### Exercise details
Using the data below, return word for word every line from the one holding "Convert this chart to Chart.js code." down to the one holding "const yTicks = [40, 45, 50, 55, 60];". Leave pictures out.

### Given data
※

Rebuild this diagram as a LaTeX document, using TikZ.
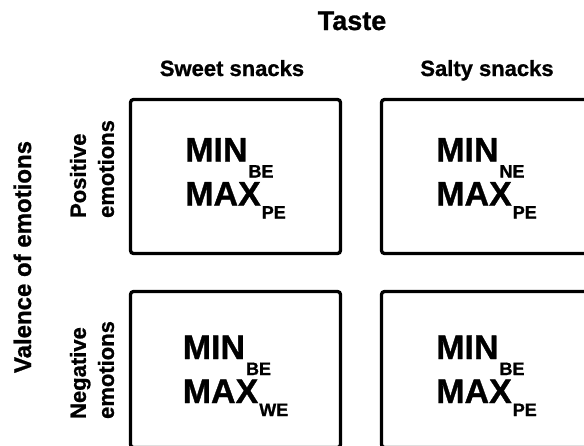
\documentclass[tikz,border=0pt]{standalone}
\usepackage{fontspec}
\setmainfont{Liberation Sans}[BoldFeatures={FakeBold=1}]
\newcommand\cellsub[2]{\kern1pt\raisebox{#1}{\fontsize{18}{18}\selectfont #2}}
\newcommand\celltext[3]{\rule{0pt}{#3}MIN\cellsub{-16pt}{#1}\\MAX\cellsub{-13pt}{#2}}
\tikzset{
  cellbox/.style={draw, line width=3.3pt, rounded corners=3pt, minimum width=210pt, minimum height=154pt,
    inner sep=0pt, outer sep=0pt, align=left, font={\fontsize{34}{44}\selectfont\bfseries}},
  head/.style={inner sep=0pt, font={\fontsize{22}{26}\selectfont\bfseries}},
  rowlab/.style={inner sep=0pt, rotate=90, align=left, font={\fontsize{22}{28}\selectfont\bfseries}},
}
\begin{document}
\begin{tikzpicture}[x=1pt,y=-1pt]
\clip (0,0) rectangle (584,445);
\fill[white] (0,0) rectangle (584,445);
\node[inner sep=0pt, anchor=base, font={\fontsize{27}{30}\selectfont\bfseries}] (taste) at (352,30) {Taste};
\node[head, anchor=base] (sweet) at (232,76) {Sweet snacks};
\node[head, anchor=base] (salty) at (487,76) {Salty snacks};
\node[inner sep=0pt, anchor=base, rotate=90, font={\fontsize{24}{28}\selectfont\bfseries}] (valence) at (31,257) {Valence of emotions};
\node[rowlab] (pos) at (92,169) {Positive\\emotions};
\node[rowlab] (neg) at (92,370) {Negative\\emotions};
\node[cellbox] (tl) at (235.5,176.5) {\celltext{BE}{PE}{27pt}};
\node[cellbox] (tr) at (486.5,176.5) {\celltext{NE}{PE}{27pt}};
\node[cellbox, minimum height=156pt] (bl) at (235.5,369.5) {\celltext{BE}{WE}{36pt}};
\node[cellbox, minimum height=156pt] (br) at (486.5,369.5) {\celltext{BE}{PE}{36pt}};
\end{tikzpicture}
\end{document}
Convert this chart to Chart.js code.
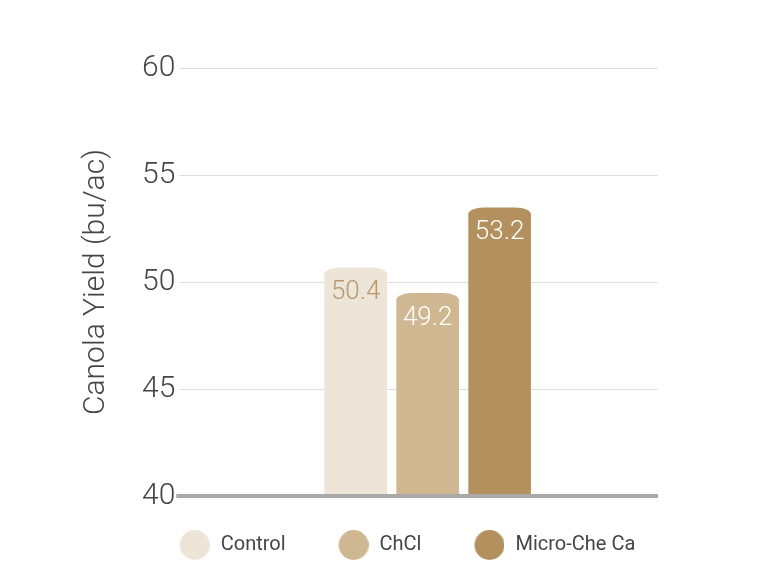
<!DOCTYPE html>
<html>
<head>
<meta charset="utf-8">
<script src="https://cdn.jsdelivr.net/npm/chart.js@4"></script>
<style>
  html, body { margin: 0; padding: 0; background: #fff; }
  #wrap { width: 768px; height: 572px; }
</style>
</head>
<body>
<div id="wrap"><canvas id="yieldChart" width="768" height="572"></canvas></div>
<script>
// data
const categories = ['Canola'];
const seriesNames = ['Control', 'ChCl', 'Micro-Che Ca'];
const seriesValues = [[50.4], [49.2], [53.2]];
const seriesColors = ['#ede5d7', '#cfb792', '#b2915f'];
const labelColors = ['#b8986a', '#ffffff', '#ffffff'];
const yTicks = [40, 45, 50, 55, 60];

const fontFamily = 'Roboto, "Noto Sans", sans-serif';

// legend dots: circle sits right of the image centre, close to its text
function legendDot(color) {
  const c = document.createElement('canvas');
  c.width = 62;
  c.height = 30;
  const g = c.getContext('2d');
  g.fillStyle = color;
  g.beginPath();
  g.arc(47, 15, 15, 0, 2 * Math.PI);
  g.fill();
  return c;
}

// rounded dome caps on top of the bars
const domeCaps = {
  id: 'domeCaps',
  afterDatasetsDraw(chart) {
    const ctx = chart.ctx;
    chart.data.datasets.forEach((ds, i) => {
      chart.getDatasetMeta(i).data.forEach(bar => {
        const left = bar.x - bar.width / 2;
        const right = bar.x + bar.width / 2;
        const rx = 15, ry = 6;
        ctx.save();
        ctx.fillStyle = ds.backgroundColor;
        ctx.beginPath();
        ctx.moveTo(left, bar.y + 1);
        ctx.ellipse(left + rx, bar.y + 1, rx, ry + 1, 0, Math.PI, 1.5 * Math.PI);
        ctx.lineTo(right - rx, bar.y - ry);
        ctx.ellipse(right - rx, bar.y + 1, rx, ry + 1, 0, 1.5 * Math.PI, 2 * Math.PI);
        ctx.closePath();
        ctx.fill();
        ctx.restore();
      });
    });
  }
};

// value labels inside the bars
const valueLabels = {
  id: 'valueLabels',
  afterDatasetsDraw(chart) {
    const ctx = chart.ctx;
    chart.data.datasets.forEach((ds, i) => {
      chart.getDatasetMeta(i).data.forEach((bar, j) => {
        ctx.save();
        ctx.font = '300 26px ' + fontFamily;
        ctx.fillStyle = labelColors[i];
        ctx.textAlign = 'center';
        ctx.textBaseline = 'middle';
        ctx.fillText(ds.data[j].toFixed(1), bar.x, bar.y + 19);
        ctx.restore();
      });
    });
  }
};

// thick base line at 40
const baseLine = {
  id: 'baseLine',
  afterDatasetsDraw(chart) {
    const { ctx, chartArea, scales } = chart;
    const y = scales.y.getPixelForValue(yTicks[0]);
    ctx.save();
    ctx.strokeStyle = '#a9a9a9';
    ctx.lineWidth = 4;
    ctx.beginPath();
    ctx.moveTo(chartArea.left - 3, y);
    ctx.lineTo(chartArea.right, y);
    ctx.stroke();
    ctx.restore();
  }
};

// legend and bar group sit a bit right of centre in the original
const nudge = {
  id: 'nudge',
  afterLayout(chart) {
    chart.legend.left += 23;
    chart.legend.right += 23;
    const x = chart.scales.x;
    x.left += 9;
    x.right += 9;
    x.configure();
  }
};

new Chart(document.getElementById('yieldChart'), {
  type: 'bar',
  data: {
    labels: categories,
    datasets: seriesNames.map((name, i) => ({
      label: name,
      data: seriesValues[i],
      backgroundColor: seriesColors[i],
      pointStyle: legendDot(seriesColors[i]),
      borderWidth: 0,
      barPercentage: 0.87,
      categoryPercentage: 0.451
    }))
  },
  options: {
    responsive: false,
    animation: false,
    layout: { padding: { left: 78, right: 110, top: 68, bottom: 7 } },
    scales: {
      x: {
        grid: { display: false },
        border: { display: false },
        ticks: { display: false },
        afterFit: axis => { axis.height = 19; }
      },
      y: {
        min: 40,
        max: 60,
        afterBuildTicks: axis => { axis.ticks = yTicks.map(v => ({ value: v })); },
        grid: { color: '#dedede', lineWidth: 1, drawTicks: false },
        border: { display: false },
        ticks: {
          padding: 4,
          color: '#454545',
          font: { family: fontFamily, size: 30, weight: 300 }
        },
        title: {
          display: true,
          text: 'Canola Yield (bu/ac)',
          color: '#454545',
          font: { family: fontFamily, size: 30, weight: 300 },
          padding: { top: 0, bottom: 24 }
        }
      }
    },
    plugins: {
      legend: {
        position: 'bottom',
        labels: {
          usePointStyle: true,
          pointStyleWidth: 64,
          padding: 20,
          color: '#454545',
          font: { family: fontFamily, size: 20 }
        }
      },
      tooltip: { enabled: false }
    }
  },
  plugins: [domeCaps, valueLabels, baseLine, nudge]
});
</script>
</body>
</html>
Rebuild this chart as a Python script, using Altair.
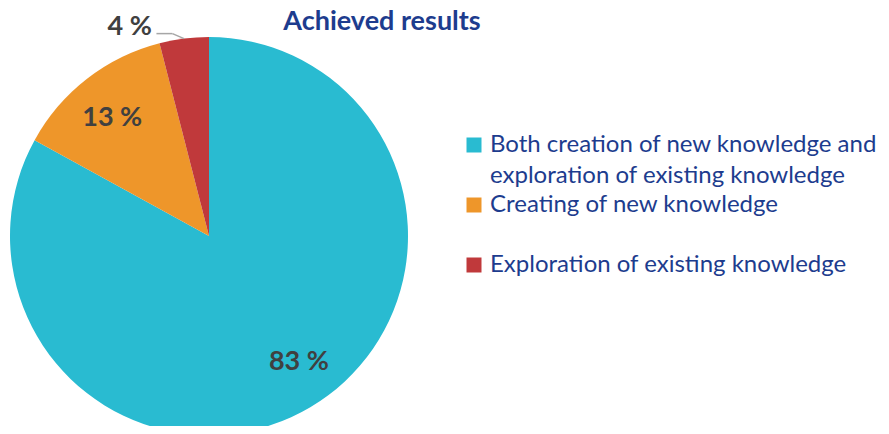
import altair as alt
import pandas as pd

categories = [
    "Both creation of new knowledge and exploration of existing knowledge",
    "Creating of new knowledge",
    "Exploration of existing knowledge",
]
legend_labels = [
    "Both creation of new knowledge and\nexploration of existing knowledge",
    "Creating of new knowledge",
    "Exploration of existing knowledge",
]
values = [83, 13, 4]
colors = ["#29BBD1", "#EE962A", "#C0393B"]
title_text = "Achieved results"

df = pd.DataFrame({"category": categories, "label": legend_labels, "value": values})

CX, CY, R = 201, 228, 199
FONT = "Lato"
BLUE = "#1D3C8E"
GRAY = "#404040"

color = alt.Color("category:N", scale=alt.Scale(domain=categories, range=colors), legend=None)
theta = alt.Theta("value:Q", stack=True)
order = alt.Order("idx:Q")

base = alt.Chart(df).transform_window(idx="row_number()")

pie = base.mark_arc(outerRadius=R).encode(
    theta=theta, color=color, order=order, x=alt.value(CX), y=alt.value(CY)
)


def label_layer(cond, radius, dx, dy):
    return base.transform_calculate(
        txt=f"{cond} ? datum.value + ' %' : ''"
    ).mark_text(
        radius=radius, dx=dx, dy=dy, font=FONT, fontSize=27, fontWeight="bold", color=GRAY
    ).encode(
        theta=theta, order=order, detail="category:N", text="txt:N",
        x=alt.value(CX), y=alt.value(CY)
    )


lab_big = label_layer("datum.value >= 50", 153, 12, -6)
lab_mid = label_layer("datum.value >= 10 && datum.value < 50", 153, -3, 3)
lab_small = label_layer("datum.value < 10", 210, -53, -1)

lead = (
    base.transform_window(cum="sum(value)", frame=[None, 0])
    .transform_joinaggregate(total="sum(value)")
    .transform_filter("datum.value < 10")
    .transform_calculate(a="2*PI*(datum.cum - datum.value/2)/datum.total")
    .transform_calculate(
        x0=f"{CX} + {R}*sin(datum.a)",
        y0=f"{CY} - {R}*cos(datum.a)",
        x1=f"{CX} + {R + 5}*sin(datum.a) - 11",
        y1=f"{CY} - {R + 5}*cos(datum.a)",
    )
    .transform_calculate(x2="datum.x1 - 16", y2="datum.y1")
)
seg1 = lead.mark_rule(color="#A6A6A6", strokeWidth=1.5).encode(
    x=alt.X("x0:Q", scale=None, axis=None), y=alt.Y("y0:Q", scale=None, axis=None),
    x2="x1:Q", y2="y1:Q"
)
seg2 = lead.mark_rule(color="#A6A6A6", strokeWidth=1.5).encode(
    x=alt.X("x1:Q", scale=None, axis=None), y=alt.Y("y1:Q", scale=None, axis=None),
    x2="x2:Q", y2="y2:Q"
)

ly = alt.Y("category:N", scale=alt.Scale(type="point", domain=categories, range=[137, 257], padding=0), axis=None)
sq = alt.Chart(df).mark_square(size=225, opacity=1).encode(
    x=alt.value(466), y=ly, color=color
)
leg_text = alt.Chart(df).mark_text(
    align="left", baseline="middle", lineBreak="\n", lineHeight=31,
    font=FONT, fontSize=24, color=BLUE
).encode(x=alt.value(482), y=ly, text="label:N")

title = alt.Chart(pd.DataFrame({"t": [title_text]})).mark_text(
    align="center", baseline="alphabetic", font=FONT, fontSize=27, fontWeight="bold", color=BLUE
).encode(x=alt.value(374), y=alt.value(22), text="t:N")

chart = (
    alt.layer(pie, lab_big, lab_mid, lab_small, seg1, seg2, sq, leg_text, title)
    .resolve_scale(x="independent", y="independent")
    .properties(
        width=873, height=418, autosize=alt.AutoSizeParams(type="none"), padding=0,
        view=alt.ViewBackground(strokeWidth=0, stroke="transparent"),
    )
    .configure_view(strokeWidth=0, stroke="transparent")
    .configure_axis(domain=False, ticks=False, labels=False, grid=False)
    .configure(background="white")
)

chart.save("out.html", embed_options={"renderer": "svg", "actions": False})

※

### Result
Convert this chart to Chart.js code.
<!DOCTYPE html>
<html>
<head>
<meta charset="utf-8">
<script src="https://cdn.jsdelivr.net/npm/chart.js@4"></script>
<style>
  html, body { margin: 0; padding: 0; background: #fff; }
  #wrap { width: 768px; height: 572px; }
</style>
</head>
<body>
<div id="wrap"><canvas id="yieldChart" width="768" height="572"></canvas></div>
<script>
// data
const categories = ['Canola'];
const seriesNames = ['Control', 'ChCl', 'Micro-Che Ca'];
const seriesValues = [[50.4], [49.2], [53.2]];
const seriesColors = ['#ede5d7', '#cfb792', '#b2915f'];
const labelColors = ['#b8986a', '#ffffff', '#ffffff'];
const yTicks = [40, 45, 50, 55, 60];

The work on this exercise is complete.